The Red Clay and Brandywine districts, among others, are running STEM camps this summer, giving interested students a chance to deepen their interest in science, technology, engineering and math topics. Red Clay also offers a performing arts camp at its Cab Calloway School of the Arts and hosts a summer engineering program at A.I. du Pont High School organized by the Forum to Advance Minorities in Engineering. (There is a charge for some of these programs.)

Both Watson and Daugherty note that running a large summer program is expensive—too much for state and local school budgets to absorb. In addition to opening the schools and paying the staff, “You’ve got to get the students there,” Daugherty says, and that means running the buses, too.

That’s another reason educators and funders alike are impressed with the Collab approach.
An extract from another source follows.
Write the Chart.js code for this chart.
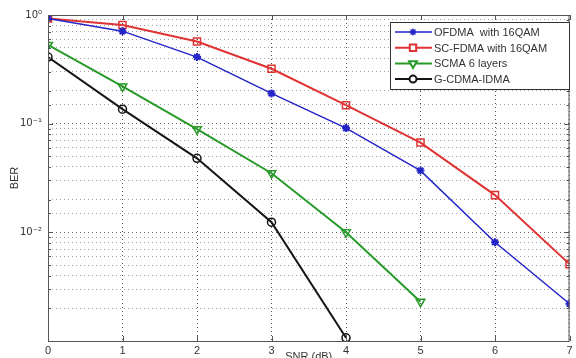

It creates a curriculum, develops a staffing model and takes it to community centers where the kids are already expecting to spend most of their summer.

“For 10 years or so, there’s been an enormous push [toward more summer learning opportunities], and the research makes a case for it,” Daugherty says. “You want to do everything you can, get more bang for the buck. Summer Collab is a perfect opportunity. It’s a partnership and they’re covering the costs.”

Collab itself has borrowed some of its programming schemes from other summer camp concepts, including some that take inner-city kids to private school or college campuses for a month or two. Those programs cost about $4,000 a child to run, Lindroth says. That’s about 10 times the cost of Collab’s operation.

“I believe we saw something that’s needed in every community in the country. It meets the needs of students. It meets the needs of teachers. It meets the needs of educators and community leaders,” Lindroth says. “It’s an intersectional strategy that optimizes, and I believe it can be scaled.”

If Lindroth is right, and the Collab can scale itself outward into other states and show itself worthy of the big foundation grant that is her long-term goal, then maybe she’ll see the headline of her dreams: Educational Equity Achieved by Summer Intervention for Low-Income Children.